Sabah tarlada enginar topluyorlardı. 40 kişi kadar bir grup. Kadınlar ve erkeklerdi. Gençler ve yaşlılar. Seri bir hareketle enginarın sapından boynunu kırıp, kollarındaki sepete dolduruyorlardı. Biraz daha gençleri, sepetlerden alıp, traktörün romörküne dolduruyordu. Antonio ile konuşuyorduk. 28 yıldır kooperatifte çalışıyordu. Tarladakiler 6,5 saat çalışıyorlardı. Daha zordu işleri. Diğerleri 8’er saat. Arada “Ya arkadaşlar ufakları toplamayın” diye bozuk attı. Sonra yeniden başladılar tarlanın bir ucundan diğer tarafa. Enginar fiyatlarından konuştuk. Türkiye’de çok pahalı diye biliyordum. “Eğer biz işlemeden satsak burada hiç para etmez” diyordu, “Bu yüzden fabrikayı kurduk”.

Bir konserve fabrikasıydı. Bugünlerde mevsim olmadığı için yarı zamanlı çalışıyordu. Sebzeler toplandığında hemen fabrikada işleniyordu. Zeytinyağlı, sirkeli, ikisi birden ya da birçok çeşit enginar, kırmızı biber, fasülye, kereviz sapı konserveleri yapıyordu. Tarlada kendi üretikleriydi hepsi. Bu sefer biz gibi yapıp, “Kaça abi burası?” diye sormadım ama çok para ederdi gene fabrika. Bütün makineleri taksitle almışlardı. 6-7 yıl kadar borç ödemişlerdi. Her bir üründe “Kampanya” olarak çalışıyorlardı. Yani ürün zamanı gruplar halinde çalışıyorlardı. İşe alımlarda eğer başvuru çoksa ihtiyacı olanlar seçiliyordu. Hala fazla başvuru varsa, kura çekiliyordu. Söylemedim değil mi? Bütün kooperatiflerde herkesin ücreti eşitti. Usta olup olmaması, vasıflı olup olmaması ya da belediye konseyinde olması bir şeyi değiştirmiyordu. Herkes eşitti.

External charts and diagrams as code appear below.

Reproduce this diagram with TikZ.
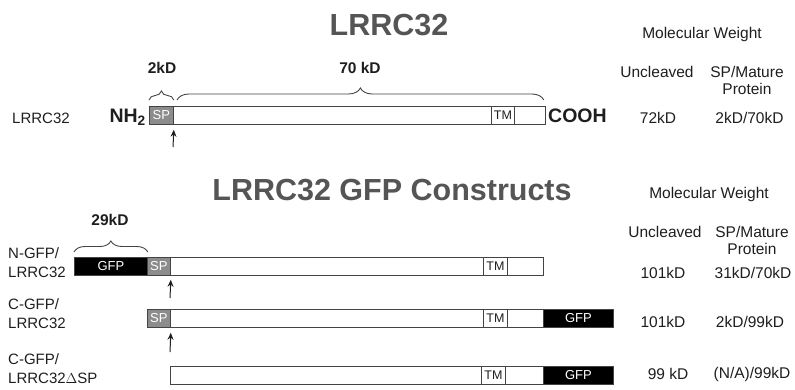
\documentclass[tikz,border=0pt]{standalone}
\usepackage{fontspec}
\setmainfont{Liberation Sans}
\usetikzlibrary{decorations.pathreplacing,arrows.meta}
\definecolor{titlegray}{HTML}{555555}
\definecolor{spgray}{HTML}{8C8C8C}
\definecolor{txt}{HTML}{1E1E1E}
\definecolor{edge}{HTML}{444444}
\tikzset{
  box/.style={draw=edge, line width=0.8pt, inner sep=0pt, anchor=north west, minimum height=18pt},
  barbox/.style={box, fill=white},
  spbox/.style={box, fill=spgray, text=white, font=\fontsize{13}{13}\selectfont},
  gfpbox/.style={box, fill=black, text=white, font=\fontsize{13}{13}\selectfont},
  tmbox/.style={box, fill=white, text=txt, font=\fontsize{12.5}{12.5}\selectfont},
  title/.style={text=titlegray, font=\fontsize{30.5}{34}\selectfont\bfseries, inner sep=0pt},
  lbl/.style={text=txt, font=\fontsize{15}{19}\selectfont, inner sep=0pt, align=left, anchor=west},
  val/.style={text=txt, font=\fontsize{15.5}{17}\selectfont, inner sep=0pt, align=center},
  kd/.style={text=txt, font=\fontsize{15.5}{17}\selectfont\bfseries, inner sep=0pt},
  term/.style={text=txt, font=\fontsize{19.5}{20}\selectfont\bfseries, inner sep=0pt},
  brc/.style={draw=edge, line width=0.9pt, decorate, decoration={brace, amplitude=#1}},
  uparrow/.style={draw=txt, line width=1pt, -{Stealth[length=7pt,width=6pt]}}
}
\begin{document}
\begin{tikzpicture}[x=1pt,y=-1pt]
\useasboundingbox (0,0) rectangle (795,390);
% ---------- top ----------
\node[title] (t1) at (389,25) {LRRC32};
\node[val] (mw1) at (702,34) {Molecular Weight};
\node[val] (unc1) at (657,72) {Uncleaved};
\node[val] (spm1) at (747,80.5) {SP/Mature\\Protein};

\node[lbl] (l0) at (12,118) {LRRC32};
\node[term, anchor=east] (nh2) at (146,117) {NH\textsubscript{2}};
\node[barbox, minimum width=372pt] (bar0) at (173,106) {};
\node[spbox, minimum width=24pt] (sp0) at (149,106) {SP};
\node[tmbox, minimum width=23pt] (tm0) at (491,106) {TM};
\node[term, anchor=west] (cooh) at (548,116) {COOH};
\node[val] (v0a) at (658,118) {72kD};
\node[val] (v0b) at (749.5,118) {2kD/70kD};

\draw[brc=9pt] ([yshift=6pt]sp0.north west) -- ([yshift=6pt]sp0.north east);
\draw[brc=12pt] ([xshift=4pt,yshift=6pt]bar0.north west) -- ([xshift=-2pt,yshift=6pt]bar0.north east);
\node[kd] (k2) at (162,68) {2kD};
\node[kd] (k70) at (360,68) {70 kD};
\coordinate (a0) at (173,147);
\draw[uparrow] (a0) -- ([yshift=-5pt]sp0.south east);

% ---------- bottom ----------
\node[title] (t2) at (392,190) {LRRC32 GFP Constructs};
\node[val] (mw2) at (709,194) {Molecular Weight};
\node[val] (unc2) at (665,232) {Uncleaved};
\node[val] (spm2) at (752,240.5) {SP/Mature\\Protein};

% row 1
\node[lbl] (l1) at (8,262.5) {N-GFP/\\LRRC32};
\node[gfpbox, minimum width=73pt] (g1) at (74,257) {GFP};
\node[spbox, minimum width=23pt] (sp1) at (147,257) {SP};
\node[barbox, minimum width=373pt] (bar1) at (170,257) {};
\node[tmbox, minimum width=24pt] (tm1) at (483,257) {TM};
\node[val] (v1a) at (663,273) {101kD};
\node[val] (v1b) at (753,273) {31kD/70kD};
\draw[brc=11pt] ([yshift=5pt]g1.north west) -- ([yshift=5pt]g1.north east);
\node[kd] (k29) at (110,220) {29kD};
\coordinate (a1) at (170,298);
\draw[uparrow] (a1) -- ([yshift=-4pt]sp1.south east);

% row 2
\node[lbl] (l2) at (8,314) {C-GFP/\\LRRC32};
\node[spbox, minimum width=23pt] (sp2) at (147,309) {SP};
\node[barbox, minimum width=373pt] (bar2) at (170,309) {};
\node[tmbox, minimum width=24pt] (tm2) at (483,309) {TM};
\node[gfpbox, minimum width=70pt] (g2) at (543,309) {GFP};
\node[val] (v2a) at (663,322) {101kD};
\node[val] (v2b) at (750,322) {2kD/99kD};
\coordinate (a2) at (170,352);
\draw[uparrow] (a2) -- ([yshift=-5pt]sp2.south east);

% row 3
\node[lbl] (l3) at (8,369) {C-GFP/\\LRRC32\(\Delta\)SP};
\node[barbox, minimum width=373pt] (bar3) at (170,366) {};
\node[tmbox, minimum width=24pt] (tm3) at (481,366) {TM};
\node[gfpbox, minimum width=70pt] (g3) at (543,366) {GFP};
\node[val] (v3a) at (668,374) {99 kD};
\node[val] (v3b) at (752,374) {(N/A)/99kD};
\end{tikzpicture}
\end{document}
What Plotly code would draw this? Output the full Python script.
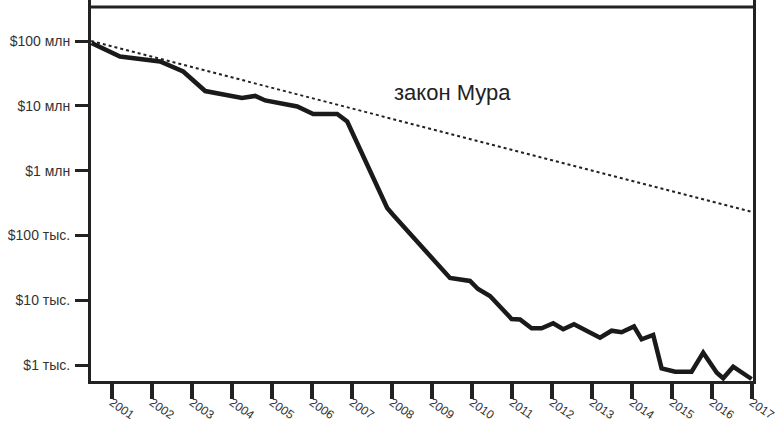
import plotly.graph_objects as go

# Cost of sequencing a human genome (USD)
years = [2000.49, 2001.2, 2002.2, 2002.78, 2003.33, 2004.25, 2004.58, 2004.83,
         2005.63, 2006.03, 2006.63, 2006.88, 2007.88, 2008.03, 2009.45, 2009.95,
         2010.15, 2010.45, 2010.99, 2011.2, 2011.49, 2011.74, 2012.03, 2012.28,
         2012.55, 2013.2, 2013.49, 2013.74, 2014.05, 2014.24, 2014.53, 2014.74,
         2015.08, 2015.49, 2015.78, 2016.12, 2016.28, 2016.53, 2016.99]
costs = [93e6, 57.7e6, 48.3e6, 33.8e6, 16.9e6, 13.2e6, 14.2e6, 12.1e6,
         9.76e6, 7.47e6, 7.47e6, 5.72e6, 265e3, 206e3, 22e3, 19.8e3,
         14.9e3, 11.6e3, 5.13e3, 5.04e3, 3.68e3, 3.68e3, 4.40e3, 3.56e3,
         4.25e3, 2.64e3, 3.38e3, 3.20e3, 3.93e3, 2.49e3, 2.91e3, 889,
         789, 789, 1550, 761, 624, 942, 608]

# Moore's law reference line
moore_years = [2000.48, 2017.0]
moore_values = [1.0e8, 2.3e5]
moore_label = "закон Мура"

x_ticks = list(range(2001, 2018))
x_tick_labels = [str(y) for y in x_ticks]
y_ticks = [1e3, 1e4, 1e5, 1e6, 1e7, 1e8]
y_tick_labels = ["$1 тыс.", "$10 тыс.", "$100 тыс.", "$1 млн", "$10 млн", "$100 млн"]

FONT = "Liberation Sans, Arial, sans-serif"

fig = go.Figure()
fig.add_trace(go.Scatter(x=moore_years, y=moore_values, mode="lines",
                         line=dict(color="#222222", width=2, dash="dot"),
                         hoverinfo="skip", showlegend=False))
fig.add_trace(go.Scatter(x=years, y=costs, mode="lines",
                         line=dict(color="#1a1a1a", width=4.5),
                         showlegend=False))

fig.add_annotation(x=2009.5, y=7.21, xref="x", yref="y", text=moore_label,
                   showarrow=False,
                   font=dict(family=FONT, size=22, color="#222222"))

# thick top border line below the top edge
fig.add_shape(type="line", xref="paper", yref="paper", x0=0, x1=1,
              y0=1 - 7 / 381, y1=1 - 7 / 381,
              line=dict(color="#222222", width=3))

fig.update_layout(
    width=776, height=421,
    margin=dict(l=91, r=23, t=0, b=40, autoexpand=False),
    paper_bgcolor="white", plot_bgcolor="white",
    font=dict(family=FONT, color="#333333"),
    xaxis=dict(range=[2000.475, 2017.025], tickmode="array", tickvals=x_ticks,
               ticktext=x_tick_labels, tickangle=35, ticks="outside", ticklen=15,
               tickwidth=4, tickcolor="#222222", showline=True, linewidth=3,
               linecolor="#222222", showgrid=False, zeroline=False, automargin=False,
               tickfont=dict(size=12, color="#333333"), ticklabelstandoff=-8,
               ticklabeloverflow="allow"),
    yaxis=dict(type="log", range=[2.753, 8.633], tickmode="array", tickvals=y_ticks,
               ticktext=y_tick_labels, ticks="outside", ticklen=13, tickwidth=3,
               tickcolor="#222222", showline=True, mirror=True, linewidth=3,
               linecolor="#222222", showgrid=False, zeroline=False, automargin=False,
               tickfont=dict(size=14, color="#333333"), ticklabelstandoff=2),
)

fig.write_html("out.html", config={"displayModeBar": False},
               post_script="document.body.style.margin='0';document.body.style.overflow='hidden';")
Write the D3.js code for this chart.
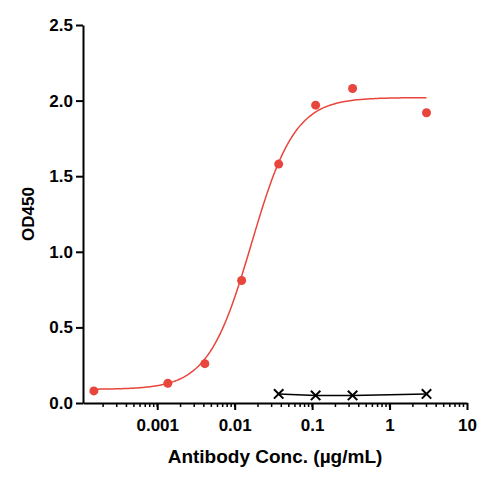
<!DOCTYPE html>
<html><head><meta charset="utf-8">
<script src="https://cdn.jsdelivr.net/npm/d3@7"></script>
<style>body{margin:0;background:#fff}text{font-family:"Liberation Sans",Arial,sans-serif;font-weight:bold}</style>
</head><body><svg id="c" width="485" height="484"></svg>
<script>
// Sample (red) and control (black) series
const redConc = [0.000152, 0.00137, 0.00412, 0.0123, 0.037, 0.111, 0.333, 3];
const redOD = [0.08, 0.13, 0.26, 0.81, 1.58, 1.97, 2.08, 1.92];
const ctrlConc = [0.037, 0.111, 0.333, 3];
const ctrlOD = [0.06, 0.05, 0.05, 0.06];
// 4PL fit parameters: bottom, top, EC50, hill
const fit = [0.09, 2.02, 0.0165, 1.55];
const xTicks = [0.001, 0.01, 0.1, 1, 10];
const yTicks = [0, 0.5, 1.0, 1.5, 2.0, 2.5];

const svg = d3.select('#c');
const x = d3.scaleLog().domain([1.1e-4, 10]).range([83, 467]);
const y = d3.scaleLinear().domain([0, 2.5]).range([403, 25]);

// minor ticks
const minor = [];
for (let e = -4; e < 1; e++) for (let k = 1; k < 10; k++) {
  const v = k * Math.pow(10, e);
  if (v >= 1.1e-4 && v <= 10) minor.push(v);
}
svg.append('g').selectAll('line').data(minor).enter().append('line')
  .attr('x1', d => x(d)).attr('x2', d => x(d)).attr('y1', 403).attr('y2', 407)
  .attr('stroke', '#000').attr('stroke-width', 1.5);

const xa = svg.append('g').attr('transform', 'translate(0,403)')
  .call(d3.axisBottom(x).tickValues(xTicks).tickFormat(d => String(d)).tickSize(7).tickSizeOuter(0));
const ya = svg.append('g').attr('transform', 'translate(83,0)')
  .call(d3.axisLeft(y).tickValues(yTicks).tickFormat(d3.format('.1f')).tickSize(7).tickSizeOuter(0));
[xa, ya].forEach(a => {
  a.select('.domain').attr('stroke-width', 2);
  a.selectAll('.tick line').attr('stroke-width', 2);
  a.selectAll('text').attr('font-size', 17).attr('font-family', '"Liberation Sans",Arial,sans-serif').attr('font-weight', 'bold').attr('fill', '#000');
});
xa.selectAll('text').attr('dy', '1.05em');

svg.append('text').attr('x', 275).attr('y', 463).attr('text-anchor', 'middle').attr('font-size', 19).text('Antibody Conc. (µg/mL)');
svg.append('text').attr('transform', 'translate(34,214) rotate(-90)').attr('text-anchor', 'middle').attr('font-size', 17).text('OD450');

// fitted curve
const f = c => fit[0] + (fit[1] - fit[0]) / (1 + Math.pow(fit[2] / c, fit[3]));
const cs = d3.range(0, 201).map(i => Math.pow(10, Math.log10(1.5e-4) + i * (Math.log10(3) - Math.log10(1.5e-4)) / 200));
svg.append('path').datum(cs).attr('fill', 'none').attr('stroke', '#e8453c').attr('stroke-width', 1.5)
  .attr('d', d3.line().x(d => x(d)).y(d => y(f(d))));
svg.append('g').selectAll('circle').data(redConc).enter().append('circle')
  .attr('cx', d => x(d)).attr('cy', (d, i) => y(redOD[i])).attr('r', 4.5).attr('fill', '#e8453c');

// control
svg.append('path').datum(ctrlConc).attr('fill', 'none').attr('stroke', '#000').attr('stroke-width', 1.5)
  .attr('d', d3.line().x(d => x(d)).y((d, i) => y(ctrlOD[i])));
const cross = d3.symbol().type(d3.symbolTimes).size(60);
svg.append('g').selectAll('path').data(ctrlConc).enter().append('path')
  .attr('transform', (d, i) => `translate(${x(d)},${y(ctrlOD[i])})`).attr('d', cross)
  .attr('fill', 'none').attr('stroke', '#000').attr('stroke-width', 2);
</script></body></html>
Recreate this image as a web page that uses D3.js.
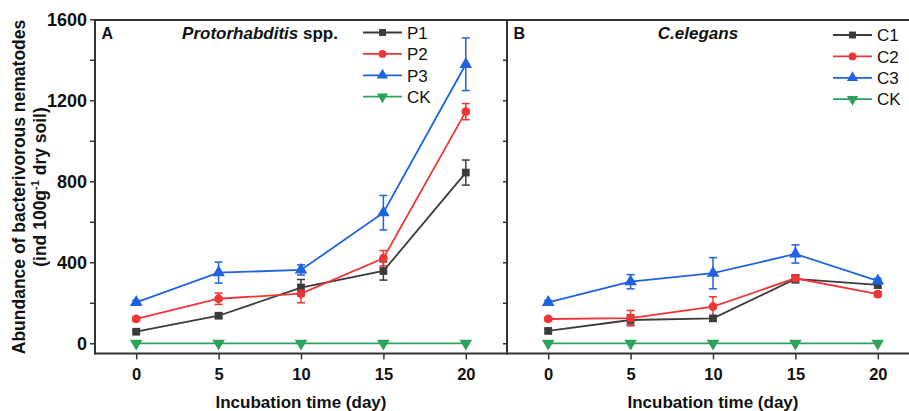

Juan Manuel Sanchez Gordillo ile konuştuk. En son ekonomik krizi protesto etmek için bir ulus ötesi marketi “yağma”lamışlardı. Juan Manuel elinde bir megofonla “bir, iki, üç hadi” diye bağırıyor. Markettekiler çuvallara temel ihtiyaç malzemelerini dolduruyorlardı. “Bu ekonomik krizin sorumlularını, finans dünyasını, bankaları ve ulus ötesi tekellerini deşifre etmek istediğimiz bir eylemdi” diyordu. Nasıl ki dağda mahsur kalan birisinin bir eve girip yiyecek alma hakkı varsa, halkın da ekonomik krizde bu yağmaya hakkı var diye düşünüyordu. Hakkında açılmış yüzlerce dava vardı. İki suikasttan kurtulmuştu. Yorgundu. 35 yıl, az değildi.

“Juan Manuel çok önemli bir simge. O olmasa Marinaleda devam edebilir mi?” diye sordum. Dolares konseyin en yaşlı, kadın üyesiydi. Çalıştığı işinden yeni dönmüştü. “O bir simge ama biz zaten, bütün kararları hep genel halk toplantılarıyla alıyoruz. Sadece Juan Manuel’e bağlı değil ki işler” diyordu. Sergio’ya soruyordum. Konseyin en genç üyesiydi. “Sovyetler birliği yıkıldı. Marinaleda nasıl ayakta?” diye. “Biz ihtiyaç üzerinden örgütlendik. İhtiyaç vardı. Bir araya geldik. Onu çözdük. Bir ihtiyaç daha vardı. Örgütlendik onu çözdük” diyordu.

Juan Manuel’e “Ay sonunda seçimler var bizde böyle olabilir mi?” diye sordum. “Neden olmasın, tek yolu mücadele etmek” diyordu. Bir gün sonra Santa Fe’den Madrid’e doğru yapacakları 100 kilometreden fazla, bütün İspanya işçilerinin kendi bölgesinden katılacakları yürüyüşe hazırlanıyorlardı.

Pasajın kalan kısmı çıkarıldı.